■ WRITTEN REQUEST ■
From the entries below, print exactly the span beginning with the line holding "Convert this chart to matplotlib code." and ending with the line holding "600, 650, 700]", endpoints included, and skip any pictures.
= = =
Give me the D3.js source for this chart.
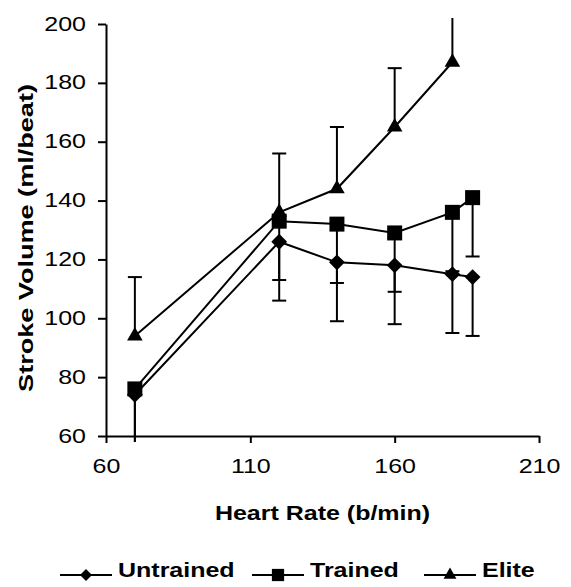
<!DOCTYPE html>
<html><head><meta charset="utf-8">
<script src="https://cdn.jsdelivr.net/npm/d3@7"></script>
<style>
body{margin:0;background:#fff;}
svg{display:block;}
text{font-family:"Liberation Sans",Arial,Helvetica,sans-serif;fill:#000;}
</style></head>
<body>
<svg id="chart" width="571" height="587"></svg>
<script>
// ---- data ----
const heartRate = [70, 120, 140, 160, 180, 187];
const untrained = [74, 126, 119, 118, 115, 114];
const untrainedErr = [20, 20, 20, 20, 20, 20];
const trained = [76, 133, 132, 129, 136, 141];
const trainedErr = [20, 20, 20, 20, 20, 20];
const eliteRate = [70, 120, 140, 160, 180];
const elite = [94, 136, 144, 165, 187];
const eliteErr = [20, 20, 21, 20, 20];
const xTicks = [60, 110, 160, 210];
const yTicks = [60, 80, 100, 120, 140, 160, 180, 200];
const seriesNames = ["Untrained", "Trained", "Elite"];

const svg = d3.select("#chart");
const SX = 1.25; // horizontal text stretch of the original typography
const x = d3.scaleLinear().domain([60, 210]).range([106, 539]);
const y = d3.scaleLinear().domain([60, 200]).range([436, 24]);

// axes
const yAxis = svg.append("g").attr("transform", `translate(${x(60)},0)`)
  .call(d3.axisLeft(y).tickValues(yTicks).tickSize(8).tickSizeOuter(0).tickPadding(0));
const xAxis = svg.append("g").attr("transform", `translate(0,${y(60)})`)
  .call(d3.axisBottom(x).tickValues(xTicks).tickSize(7).tickSizeOuter(0).tickPadding(0));
[yAxis, xAxis].forEach(g => {
  g.select(".domain").attr("stroke", "#000").attr("stroke-width", 2);
  g.selectAll(".tick line").attr("stroke", "#000").attr("stroke-width", 2);
  g.selectAll(".tick text").attr("font-size", 20).attr("font-family", "Liberation Sans, Arial, sans-serif").attr("fill", "#000");
});
yAxis.selectAll(".tick text").attr("x", -20 / SX).attr("dy", "0.30em").attr("transform", `scale(${SX},1)`);
xAxis.selectAll(".tick text").attr("y", 23).attr("dy", "0.71em").attr("transform", `scale(${SX},1)`);

// titles
svg.append("text").attr("transform", `translate(${(x(60)+x(210))/2},520) scale(${SX},1)`)
  .attr("text-anchor", "middle").attr("font-size", 20).attr("font-weight", "bold").text("Heart Rate (b/min)");
svg.append("text").attr("transform", `translate(33,238) rotate(-90) scale(1.29,1)`)
  .attr("text-anchor", "middle").attr("font-size", 21).attr("font-weight", "bold").text("Stroke Volume (ml/beat)");

// clip for error bars
svg.append("clipPath").attr("id", "errclip").append("rect")
  .attr("x", 0).attr("width", 571).attr("y", y(202)).attr("height", y(58) - y(202));

const ebars = svg.append("g").attr("clip-path", "url(#errclip)")
  .attr("stroke", "#000").attr("stroke-width", 2).attr("fill", "none");
function errorBars(xs, vals, errs, dir) {
  xs.forEach((hr, i) => {
    const v0 = vals[i], v1 = vals[i] + dir * errs[i];
    ebars.append("line").attr("x1", x(hr)).attr("x2", x(hr)).attr("y1", y(v0)).attr("y2", y(v1));
    ebars.append("line").attr("x1", x(hr) - 7).attr("x2", x(hr) + 7).attr("y1", y(v1)).attr("y2", y(v1));
  });
}
errorBars(heartRate, untrained, untrainedErr, -1);
errorBars(heartRate, trained, trainedErr, -1);
errorBars(eliteRate, elite, eliteErr, 1);

// lines + markers
const line = d3.line().x(d => x(d[0])).y(d => y(d[1]));
const series = [
  {name: seriesNames[0], pts: heartRate.map((h, i) => [h, untrained[i]]), type: d3.symbolSquare, size: 125, rot: 45, legSize: 72},
  {name: seriesNames[1], pts: heartRate.map((h, i) => [h, trained[i]]), type: d3.symbolSquare, size: 225, rot: 0, legSize: 150},
  {name: seriesNames[2], pts: eliteRate.map((h, i) => [h, elite[i]]), type: d3.symbolTriangle, size: 105, rot: 0, legSize: 72}
];
series.forEach(s => {
  svg.append("path").datum(s.pts).attr("d", line).attr("fill", "none").attr("stroke", "#000").attr("stroke-width", 2);
});
series.forEach(s => {
  const sym = d3.symbol().type(s.type).size(s.size);
  svg.append("g").selectAll("path").data(s.pts).join("path")
    .attr("transform", d => `translate(${x(d[0])},${y(d[1])}) rotate(${s.rot})`)
    .attr("d", sym).attr("fill", "#000");
});

// legend
const legendX = [60, 252, 424];
const legY = 575;
series.forEach((s, i) => {
  const g = svg.append("g").attr("transform", `translate(${legendX[i]},${legY})`);
  g.append("line").attr("x1", 0).attr("x2", 52).attr("y1", 0).attr("y2", 0).attr("stroke", "#000").attr("stroke-width", 2);
  g.append("path").attr("transform", `translate(26,0) rotate(${s.rot})`).attr("d", d3.symbol().type(s.type).size(s.legSize)).attr("fill", "#000");
  g.append("text").attr("transform", `translate(58,2) scale(${SX},1)`).attr("font-size", 20).attr("font-weight", "bold").text(s.name);
});
</script>
</body></html>
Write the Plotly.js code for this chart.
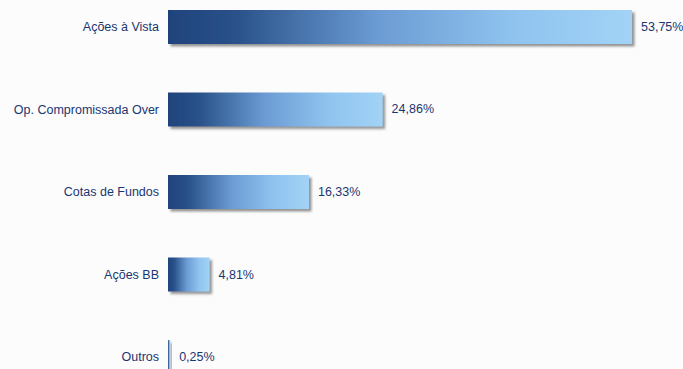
<!DOCTYPE html>
<html>
<head>
<meta charset="utf-8">
<script src="https://cdn.plot.ly/plotly-3.0.1.min.js"></script>
<style>
html,body{margin:0;padding:0;background:#fcfcfd;}
#chart{width:683px;height:369px;}
</style>
</head>
<body>
<div id="chart"></div>
<script>
const categories = ["Ações à Vista", "Op. Compromissada Over", "Cotas de Fundos", "Ações BB", "Outros"];
const values = [53.75, 24.86, 16.33, 4.81, 0.25];
const valueLabels = values.map(v => '\u00a0\u2009' + v.toFixed(2).replace('.', ',') + '%');

const navy = '#1a3670';

const trace = {
  type: 'bar',
  orientation: 'h',
  y: categories,
  x: values,
  text: valueLabels,
  textposition: 'outside',
  cliponaxis: false,
  textfont: {family: 'Liberation Sans, Arial, sans-serif', size: 12.5, color: navy},
  marker: {color: '#5f8fc8', line: {width: 0}},
  hoverinfo: 'none'
};

const layout = {
  width: 683,
  height: 369,
  margin: {l: 168, r: 35, t: 0, b: 0},
  paper_bgcolor: '#fcfcfd',
  plot_bgcolor: '#fcfcfd',
  showlegend: false,
  bargap: 0.59,
  xaxis: {range: [0, 55.6], visible: false, fixedrange: true},
  yaxis: {
    type: 'category',
    range: [4.145, -0.327],
    showgrid: false, zeroline: false, showline: false, ticks: '',
    ticklabelstandoff: 8,
    tickfont: {family: 'Liberation Sans, Arial, sans-serif', size: 12.5, color: navy},
    fixedrange: true
  }
};

Plotly.newPlot('chart', [trace], layout, {displayModeBar: false, staticPlot: true}).then(gd => {
  const svg = gd.querySelector('svg.main-svg');
  const ns = 'http://www.w3.org/2000/svg';
  let defs = svg.querySelector('defs');
  if (!defs) { defs = document.createElementNS(ns, 'defs'); svg.insertBefore(defs, svg.firstChild); }
  const grad = document.createElementNS(ns, 'linearGradient');
  grad.setAttribute('id', 'barGrad');
  grad.setAttribute('x1', '0'); grad.setAttribute('y1', '0');
  grad.setAttribute('x2', '1'); grad.setAttribute('y2', '0');
  [['0', '#1f437c'], ['0.15', '#2a528a'], ['0.45', '#6b9bd3'], ['0.75', '#90c4ef'], ['1', '#a2d3f6']].forEach(([o, c]) => {
    const s = document.createElementNS(ns, 'stop');
    s.setAttribute('offset', o); s.setAttribute('stop-color', c);
    grad.appendChild(s);
  });
  defs.appendChild(grad);
  const filt = document.createElementNS(ns, 'filter');
  filt.setAttribute('id', 'barShadow');
  filt.setAttribute('x', '-20%'); filt.setAttribute('y', '-20%');
  filt.setAttribute('width', '160%'); filt.setAttribute('height', '160%');
  const ds = document.createElementNS(ns, 'feDropShadow');
  ds.setAttribute('dx', '2.5'); ds.setAttribute('dy', '2.5');
  ds.setAttribute('stdDeviation', '0.8');
  ds.setAttribute('flood-color', '#7a7a7a'); ds.setAttribute('flood-opacity', '0.8');
  filt.appendChild(ds);
  defs.appendChild(filt);
  gd.querySelectorAll('.barlayer .point path').forEach(p => {
    p.style.fill = 'url(#barGrad)';
    p.setAttribute('filter', 'url(#barShadow)');
  });
});
</script>
</body>
</html>
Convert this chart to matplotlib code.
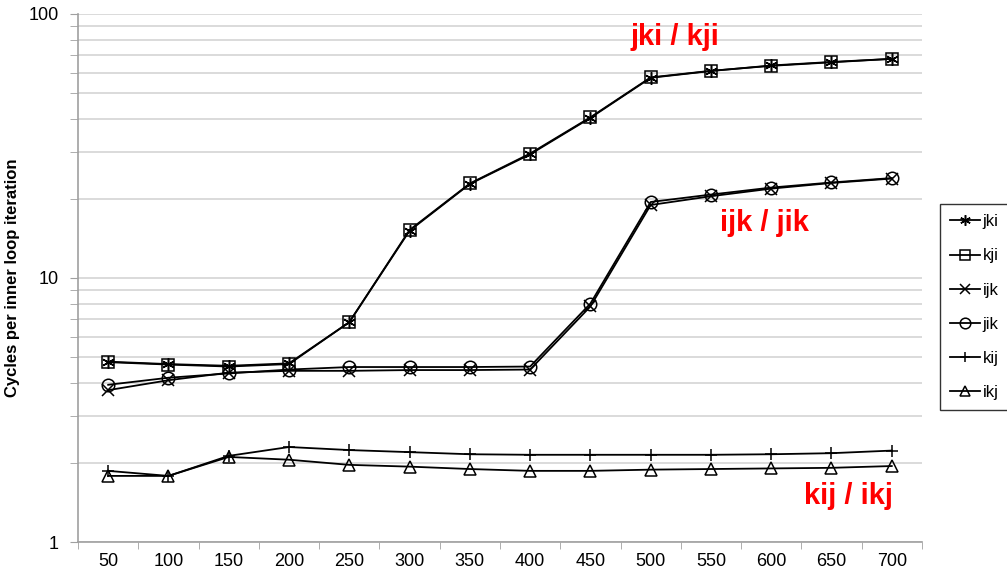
import numpy as np
import matplotlib
matplotlib.use("Agg")
import matplotlib.pyplot as plt
from matplotlib.ticker import FixedLocator, NullFormatter, LogLocator

plt.rcParams['font.family'] = ['Liberation Sans', 'DejaVu Sans']

sizes = [50, 100, 150, 200, 250, 300, 350, 400, 450, 500, 550, 600, 650, 700]

jki = [4.82, 4.72, 4.65, 4.75, 6.8, 15.1, 22.7, 29.4, 40.4, 57.3, 60.8, 63.8, 65.8, 67.6]
kji = [4.80, 4.70, 4.62, 4.72, 6.8, 15.2, 22.8, 29.6, 40.6, 57.5, 60.9, 63.6, 65.6, 67.6]
ijk = [3.76, 4.10, 4.38, 4.45, 4.45, 4.48, 4.48, 4.50, 7.8, 18.9, 20.4, 21.8, 22.9, 23.8]
jik = [3.94, 4.19, 4.35, 4.50, 4.60, 4.60, 4.60, 4.62, 8.0, 19.4, 20.7, 22.0, 23.0, 23.9]
kij = [1.86, 1.78, 2.12, 2.29, 2.23, 2.19, 2.15, 2.14, 2.14, 2.14, 2.14, 2.15, 2.17, 2.22]
ikj = [1.78, 1.78, 2.10, 2.05, 1.96, 1.93, 1.89, 1.86, 1.86, 1.88, 1.89, 1.90, 1.91, 1.94]

series = [
    ("jki", jki, (6, 2, 0)),
    ("kji", kji, "s"),
    ("ijk", ijk, "x"),
    ("jik", jik, "o"),
    ("kij", kij, "+"),
    ("ikj", ikj, "^"),
]

fig = plt.figure(figsize=(10.07, 5.74), dpi=100)
ax = fig.add_axes([0.0775, 0.0557, 0.838, 0.92])

xs = np.arange(len(sizes))
for name, vals, mk in series:
    ax.plot(xs, vals, color="black", lw=1.3, marker=mk, markersize=9,
            markerfacecolor="none", markeredgecolor="black", markeredgewidth=1.1,
            label=name)

ax.set_yscale("log")
ax.set_ylim(1, 100)
ax.set_xlim(-0.5, len(sizes) - 0.5)

ax.yaxis.set_major_locator(FixedLocator([1, 10, 100]))
ax.yaxis.set_major_formatter(plt.FuncFormatter(lambda v, p: "%d" % v))
ax.yaxis.set_minor_locator(LogLocator(base=10, subs=np.arange(2, 10)))
ax.yaxis.set_minor_formatter(NullFormatter())
ax.grid(True, which="both", axis="y", color="#d4d4d4", lw=1.2)
ax.set_axisbelow(True)

ax.set_xticks(xs)
ax.set_xticklabels([str(s) for s in sizes])
ax.set_xticks(np.arange(-0.5, len(sizes)), minor=True)
ax.tick_params(axis="x", which="major", length=0, labelsize=13, pad=8)
ax.tick_params(axis="x", which="minor", length=5, color="#a0a0a0", direction="out")
ax.tick_params(axis="y", which="major", length=6, color="#a0a0a0", labelsize=13, pad=8)
ax.tick_params(axis="y", which="minor", length=6, color="#a0a0a0")

for s in ["top", "right"]:
    ax.spines[s].set_visible(False)
for s in ["left", "bottom"]:
    ax.spines[s].set_color("#a0a0a0")
    ax.spines[s].set_linewidth(1.2)

ax.set_ylabel("Cycles per inner loop iteration", fontsize=12, fontweight="bold", labelpad=6)

ax.text(9.4, 81.8, "jki / kji", color="red", fontsize=21, fontweight="bold", ha="center", va="center")
ax.text(10.88, 16.2, "ijk / jik", color="red", fontsize=21, fontweight="bold", ha="center", va="center")
ax.text(12.28, 1.49, "kij / ikj", color="red", fontsize=21, fontweight="bold", ha="center", va="center")

leg = fig.legend(loc="center left", bbox_to_anchor=(0.933, 0.465), fontsize=12,
                 frameon=True, fancybox=False, edgecolor="black", handlelength=1.8,
                 handletextpad=0.2, labelspacing=1.15, borderpad=0.6, borderaxespad=0,
                 markerscale=0.85)
leg.get_frame().set_linewidth(1.0)

fig.savefig("out.png", dpi=100)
= = =
■ RESULT ■
Convert this chart to matplotlib code.
import numpy as np
import matplotlib
matplotlib.use("Agg")
import matplotlib.pyplot as plt
from matplotlib.ticker import FixedLocator, NullFormatter, LogLocator

plt.rcParams['font.family'] = ['Liberation Sans', 'DejaVu Sans']

sizes = [50, 100, 150, 200, 250, 300, 350, 400, 450, 500, 550, 600, 650, 700]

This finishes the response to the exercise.